• Requirement
Find each line with the word "this" and copy it.

═══ Data to use

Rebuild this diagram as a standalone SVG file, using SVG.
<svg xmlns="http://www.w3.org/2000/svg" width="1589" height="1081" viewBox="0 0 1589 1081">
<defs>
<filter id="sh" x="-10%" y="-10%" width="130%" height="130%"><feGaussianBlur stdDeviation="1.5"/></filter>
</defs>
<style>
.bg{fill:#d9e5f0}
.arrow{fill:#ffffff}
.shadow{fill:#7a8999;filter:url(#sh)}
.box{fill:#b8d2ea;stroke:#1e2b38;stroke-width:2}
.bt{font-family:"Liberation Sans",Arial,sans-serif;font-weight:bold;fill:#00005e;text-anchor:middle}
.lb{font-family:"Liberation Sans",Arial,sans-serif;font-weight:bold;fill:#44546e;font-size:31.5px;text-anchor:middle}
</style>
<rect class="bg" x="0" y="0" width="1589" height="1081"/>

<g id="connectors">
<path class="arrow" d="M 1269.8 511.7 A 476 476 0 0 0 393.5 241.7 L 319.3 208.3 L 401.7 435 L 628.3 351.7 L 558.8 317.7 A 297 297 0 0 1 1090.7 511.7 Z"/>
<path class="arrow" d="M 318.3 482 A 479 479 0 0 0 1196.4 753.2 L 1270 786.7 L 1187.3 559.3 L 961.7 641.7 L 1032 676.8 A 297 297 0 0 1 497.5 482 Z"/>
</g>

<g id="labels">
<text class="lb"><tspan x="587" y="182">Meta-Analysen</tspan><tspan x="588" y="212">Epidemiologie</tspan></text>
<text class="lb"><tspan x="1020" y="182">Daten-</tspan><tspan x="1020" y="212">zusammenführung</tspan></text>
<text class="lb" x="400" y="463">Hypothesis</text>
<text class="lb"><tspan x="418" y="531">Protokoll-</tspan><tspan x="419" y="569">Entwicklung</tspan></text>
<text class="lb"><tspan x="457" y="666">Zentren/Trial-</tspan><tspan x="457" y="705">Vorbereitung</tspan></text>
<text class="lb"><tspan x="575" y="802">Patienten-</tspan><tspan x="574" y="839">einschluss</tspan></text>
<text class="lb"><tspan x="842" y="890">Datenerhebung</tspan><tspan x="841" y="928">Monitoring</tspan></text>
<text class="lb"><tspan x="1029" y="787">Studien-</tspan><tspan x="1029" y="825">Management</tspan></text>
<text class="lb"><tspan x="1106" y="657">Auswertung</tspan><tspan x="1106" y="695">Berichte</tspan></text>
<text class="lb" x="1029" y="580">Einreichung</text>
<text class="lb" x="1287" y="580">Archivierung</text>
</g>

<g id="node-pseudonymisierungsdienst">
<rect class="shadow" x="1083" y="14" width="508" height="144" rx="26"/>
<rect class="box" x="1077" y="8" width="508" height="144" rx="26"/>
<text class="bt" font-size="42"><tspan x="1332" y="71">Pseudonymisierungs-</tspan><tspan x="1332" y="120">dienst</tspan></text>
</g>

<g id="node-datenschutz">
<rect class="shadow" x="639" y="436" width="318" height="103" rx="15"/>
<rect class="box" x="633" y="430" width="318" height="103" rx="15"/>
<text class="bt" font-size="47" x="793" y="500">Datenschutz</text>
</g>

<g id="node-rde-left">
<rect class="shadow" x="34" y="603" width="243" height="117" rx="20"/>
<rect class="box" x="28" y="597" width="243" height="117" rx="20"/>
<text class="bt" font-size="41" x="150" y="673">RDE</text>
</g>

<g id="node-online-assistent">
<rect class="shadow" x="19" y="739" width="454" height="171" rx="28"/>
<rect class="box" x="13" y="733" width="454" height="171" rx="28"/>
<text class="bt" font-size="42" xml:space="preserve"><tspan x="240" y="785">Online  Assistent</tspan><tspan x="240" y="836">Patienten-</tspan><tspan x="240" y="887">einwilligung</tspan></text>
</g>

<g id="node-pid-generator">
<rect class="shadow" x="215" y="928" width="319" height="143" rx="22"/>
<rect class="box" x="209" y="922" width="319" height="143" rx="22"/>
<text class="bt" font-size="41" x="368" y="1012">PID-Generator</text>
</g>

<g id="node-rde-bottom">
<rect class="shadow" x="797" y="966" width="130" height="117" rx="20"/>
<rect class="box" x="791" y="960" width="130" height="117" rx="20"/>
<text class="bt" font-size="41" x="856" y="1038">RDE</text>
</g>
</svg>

══════
═══ Data to use

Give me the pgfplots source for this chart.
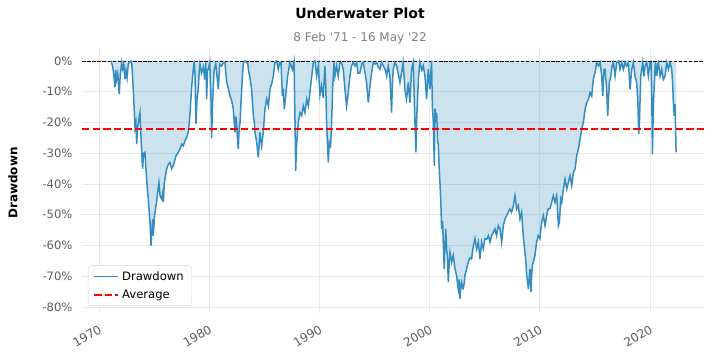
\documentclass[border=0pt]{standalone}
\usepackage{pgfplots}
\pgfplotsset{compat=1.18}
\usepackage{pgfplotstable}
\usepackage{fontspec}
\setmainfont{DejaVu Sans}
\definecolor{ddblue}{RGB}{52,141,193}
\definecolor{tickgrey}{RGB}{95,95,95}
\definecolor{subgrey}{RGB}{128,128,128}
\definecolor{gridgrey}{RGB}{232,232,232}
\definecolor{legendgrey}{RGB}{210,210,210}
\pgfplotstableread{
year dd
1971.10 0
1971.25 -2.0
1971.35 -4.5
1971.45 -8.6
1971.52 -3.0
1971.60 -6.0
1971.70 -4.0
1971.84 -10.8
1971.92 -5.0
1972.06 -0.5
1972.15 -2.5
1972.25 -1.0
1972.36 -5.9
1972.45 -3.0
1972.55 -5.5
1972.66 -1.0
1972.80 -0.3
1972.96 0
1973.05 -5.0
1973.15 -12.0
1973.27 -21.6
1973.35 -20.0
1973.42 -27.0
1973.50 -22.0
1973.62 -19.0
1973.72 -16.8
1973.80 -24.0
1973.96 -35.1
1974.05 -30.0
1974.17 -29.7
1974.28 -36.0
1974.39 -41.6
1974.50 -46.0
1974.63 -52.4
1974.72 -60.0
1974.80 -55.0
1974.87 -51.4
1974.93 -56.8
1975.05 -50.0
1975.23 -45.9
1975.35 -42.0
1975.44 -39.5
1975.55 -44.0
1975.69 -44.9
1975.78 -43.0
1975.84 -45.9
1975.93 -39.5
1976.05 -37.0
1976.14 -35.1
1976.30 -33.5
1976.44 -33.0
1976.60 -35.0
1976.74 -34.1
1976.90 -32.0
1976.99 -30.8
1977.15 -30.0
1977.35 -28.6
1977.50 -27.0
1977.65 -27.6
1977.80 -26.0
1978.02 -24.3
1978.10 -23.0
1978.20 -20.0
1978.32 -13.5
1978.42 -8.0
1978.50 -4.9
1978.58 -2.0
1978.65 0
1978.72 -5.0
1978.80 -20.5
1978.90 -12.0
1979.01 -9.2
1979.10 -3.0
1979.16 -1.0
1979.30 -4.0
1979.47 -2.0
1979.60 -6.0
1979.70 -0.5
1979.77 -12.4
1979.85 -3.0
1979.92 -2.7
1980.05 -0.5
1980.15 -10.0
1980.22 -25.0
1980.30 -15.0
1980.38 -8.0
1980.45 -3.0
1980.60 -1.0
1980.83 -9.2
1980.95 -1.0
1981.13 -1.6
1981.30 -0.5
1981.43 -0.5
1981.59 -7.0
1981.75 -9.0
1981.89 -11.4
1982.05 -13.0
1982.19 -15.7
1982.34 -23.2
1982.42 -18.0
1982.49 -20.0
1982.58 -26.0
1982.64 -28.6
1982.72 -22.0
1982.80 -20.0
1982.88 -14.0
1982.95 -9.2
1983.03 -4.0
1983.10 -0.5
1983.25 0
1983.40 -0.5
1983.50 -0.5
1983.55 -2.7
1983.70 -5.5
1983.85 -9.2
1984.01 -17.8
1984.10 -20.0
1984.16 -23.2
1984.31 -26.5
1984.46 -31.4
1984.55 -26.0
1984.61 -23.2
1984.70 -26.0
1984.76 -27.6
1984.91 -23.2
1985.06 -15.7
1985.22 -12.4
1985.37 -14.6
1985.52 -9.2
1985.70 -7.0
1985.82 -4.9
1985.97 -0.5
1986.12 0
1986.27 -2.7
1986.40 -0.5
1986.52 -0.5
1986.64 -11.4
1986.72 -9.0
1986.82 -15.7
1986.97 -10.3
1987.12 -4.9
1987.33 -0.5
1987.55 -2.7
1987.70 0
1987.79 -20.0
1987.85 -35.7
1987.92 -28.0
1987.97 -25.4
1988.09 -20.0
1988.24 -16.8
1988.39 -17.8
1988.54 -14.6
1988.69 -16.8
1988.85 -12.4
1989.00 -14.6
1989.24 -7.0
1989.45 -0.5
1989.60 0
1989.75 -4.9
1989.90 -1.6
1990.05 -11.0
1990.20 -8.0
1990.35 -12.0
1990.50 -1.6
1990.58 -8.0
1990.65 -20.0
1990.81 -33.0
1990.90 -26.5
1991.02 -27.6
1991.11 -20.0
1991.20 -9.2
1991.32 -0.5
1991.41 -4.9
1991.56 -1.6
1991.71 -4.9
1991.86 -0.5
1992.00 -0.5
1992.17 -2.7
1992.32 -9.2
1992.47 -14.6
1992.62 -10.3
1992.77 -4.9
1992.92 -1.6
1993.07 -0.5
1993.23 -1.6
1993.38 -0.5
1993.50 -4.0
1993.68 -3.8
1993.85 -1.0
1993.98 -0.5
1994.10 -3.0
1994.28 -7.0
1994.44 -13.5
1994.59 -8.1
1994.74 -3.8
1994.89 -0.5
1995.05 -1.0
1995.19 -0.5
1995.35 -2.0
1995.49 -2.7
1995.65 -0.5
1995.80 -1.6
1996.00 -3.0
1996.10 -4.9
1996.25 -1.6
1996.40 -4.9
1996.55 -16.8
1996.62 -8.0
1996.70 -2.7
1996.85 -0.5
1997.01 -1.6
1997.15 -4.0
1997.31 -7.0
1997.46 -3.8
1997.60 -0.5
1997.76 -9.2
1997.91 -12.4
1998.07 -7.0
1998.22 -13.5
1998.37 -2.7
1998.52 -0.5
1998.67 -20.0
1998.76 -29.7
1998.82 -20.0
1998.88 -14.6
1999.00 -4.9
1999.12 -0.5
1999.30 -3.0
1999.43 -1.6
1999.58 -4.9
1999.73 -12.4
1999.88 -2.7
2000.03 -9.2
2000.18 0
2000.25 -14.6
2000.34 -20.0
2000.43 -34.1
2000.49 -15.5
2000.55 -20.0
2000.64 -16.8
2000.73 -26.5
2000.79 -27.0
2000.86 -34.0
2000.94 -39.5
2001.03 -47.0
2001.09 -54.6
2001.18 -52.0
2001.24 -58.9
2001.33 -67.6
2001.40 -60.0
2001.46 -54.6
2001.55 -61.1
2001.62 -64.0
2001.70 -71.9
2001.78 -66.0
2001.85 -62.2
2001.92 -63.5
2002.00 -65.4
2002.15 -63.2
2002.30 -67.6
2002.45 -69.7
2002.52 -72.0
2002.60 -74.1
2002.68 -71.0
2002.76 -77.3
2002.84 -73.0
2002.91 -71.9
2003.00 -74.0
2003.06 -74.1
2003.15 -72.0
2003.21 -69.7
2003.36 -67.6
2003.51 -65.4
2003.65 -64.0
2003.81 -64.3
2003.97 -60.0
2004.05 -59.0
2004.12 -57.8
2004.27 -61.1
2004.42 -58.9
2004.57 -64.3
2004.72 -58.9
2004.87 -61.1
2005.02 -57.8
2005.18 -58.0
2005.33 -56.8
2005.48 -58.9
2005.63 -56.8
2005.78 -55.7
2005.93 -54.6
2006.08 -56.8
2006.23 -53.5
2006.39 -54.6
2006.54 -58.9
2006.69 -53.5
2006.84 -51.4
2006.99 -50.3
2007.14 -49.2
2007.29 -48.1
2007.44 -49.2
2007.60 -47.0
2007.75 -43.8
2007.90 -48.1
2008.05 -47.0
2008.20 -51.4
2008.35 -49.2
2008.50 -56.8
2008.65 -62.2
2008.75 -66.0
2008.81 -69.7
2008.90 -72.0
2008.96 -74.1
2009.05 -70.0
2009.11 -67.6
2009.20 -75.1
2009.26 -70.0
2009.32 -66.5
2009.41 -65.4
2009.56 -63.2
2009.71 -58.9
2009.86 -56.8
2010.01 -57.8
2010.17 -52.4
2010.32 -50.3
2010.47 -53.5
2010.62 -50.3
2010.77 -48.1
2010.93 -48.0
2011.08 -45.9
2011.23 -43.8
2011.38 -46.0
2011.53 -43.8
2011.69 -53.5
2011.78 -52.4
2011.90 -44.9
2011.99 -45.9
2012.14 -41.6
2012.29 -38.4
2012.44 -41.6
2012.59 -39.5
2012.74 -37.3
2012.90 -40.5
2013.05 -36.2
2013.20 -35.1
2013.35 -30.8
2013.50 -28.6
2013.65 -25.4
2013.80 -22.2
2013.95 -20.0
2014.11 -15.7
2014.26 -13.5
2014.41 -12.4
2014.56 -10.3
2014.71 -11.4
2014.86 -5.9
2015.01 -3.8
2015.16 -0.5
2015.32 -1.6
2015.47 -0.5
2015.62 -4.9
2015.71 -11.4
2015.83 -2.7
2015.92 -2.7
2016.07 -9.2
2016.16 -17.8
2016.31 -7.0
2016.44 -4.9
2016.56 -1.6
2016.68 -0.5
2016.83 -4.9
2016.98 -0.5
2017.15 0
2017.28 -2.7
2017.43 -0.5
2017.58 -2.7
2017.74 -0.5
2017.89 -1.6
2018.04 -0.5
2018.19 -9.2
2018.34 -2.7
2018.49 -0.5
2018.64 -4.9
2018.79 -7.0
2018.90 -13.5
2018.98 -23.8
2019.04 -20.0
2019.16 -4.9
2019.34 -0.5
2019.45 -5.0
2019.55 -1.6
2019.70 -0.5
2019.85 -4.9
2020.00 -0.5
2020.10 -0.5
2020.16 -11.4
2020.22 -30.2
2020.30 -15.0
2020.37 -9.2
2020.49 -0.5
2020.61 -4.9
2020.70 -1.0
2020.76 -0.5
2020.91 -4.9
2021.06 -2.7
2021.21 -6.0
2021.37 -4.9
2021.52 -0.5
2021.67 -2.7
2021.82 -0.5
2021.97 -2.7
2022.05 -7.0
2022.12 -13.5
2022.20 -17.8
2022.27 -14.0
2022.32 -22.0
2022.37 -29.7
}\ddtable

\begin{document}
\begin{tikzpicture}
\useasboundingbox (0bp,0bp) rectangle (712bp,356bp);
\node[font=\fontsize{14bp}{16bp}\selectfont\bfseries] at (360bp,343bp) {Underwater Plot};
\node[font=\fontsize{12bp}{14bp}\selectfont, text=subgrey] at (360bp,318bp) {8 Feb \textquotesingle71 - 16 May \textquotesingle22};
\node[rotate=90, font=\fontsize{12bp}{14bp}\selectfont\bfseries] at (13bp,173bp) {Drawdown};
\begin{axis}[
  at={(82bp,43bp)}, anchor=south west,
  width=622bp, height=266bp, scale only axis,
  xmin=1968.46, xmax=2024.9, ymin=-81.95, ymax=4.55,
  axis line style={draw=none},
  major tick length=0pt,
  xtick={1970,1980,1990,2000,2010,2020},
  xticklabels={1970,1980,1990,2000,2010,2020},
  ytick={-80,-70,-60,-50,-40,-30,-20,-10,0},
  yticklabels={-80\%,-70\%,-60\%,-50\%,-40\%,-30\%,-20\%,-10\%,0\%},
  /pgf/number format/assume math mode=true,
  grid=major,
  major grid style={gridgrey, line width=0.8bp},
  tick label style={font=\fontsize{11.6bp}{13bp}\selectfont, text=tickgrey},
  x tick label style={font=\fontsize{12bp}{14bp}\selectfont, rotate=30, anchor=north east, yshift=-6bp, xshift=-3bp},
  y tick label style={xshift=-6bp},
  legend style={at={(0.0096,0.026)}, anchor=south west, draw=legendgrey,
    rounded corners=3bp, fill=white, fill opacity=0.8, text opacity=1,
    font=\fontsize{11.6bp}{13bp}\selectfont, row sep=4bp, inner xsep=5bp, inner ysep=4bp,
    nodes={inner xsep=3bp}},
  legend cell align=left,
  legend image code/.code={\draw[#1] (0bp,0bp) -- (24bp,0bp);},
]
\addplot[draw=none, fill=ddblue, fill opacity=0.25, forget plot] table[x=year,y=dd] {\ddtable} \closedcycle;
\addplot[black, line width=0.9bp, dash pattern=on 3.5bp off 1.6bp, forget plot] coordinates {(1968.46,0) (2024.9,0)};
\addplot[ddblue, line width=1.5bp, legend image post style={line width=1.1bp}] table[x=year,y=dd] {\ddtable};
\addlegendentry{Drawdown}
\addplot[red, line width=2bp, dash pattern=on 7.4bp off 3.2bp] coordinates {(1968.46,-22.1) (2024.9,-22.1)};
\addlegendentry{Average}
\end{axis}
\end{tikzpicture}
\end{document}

══════

• The result
Rebuild this diagram as a standalone SVG file, using SVG.
Give me the pgfplots source for this chart.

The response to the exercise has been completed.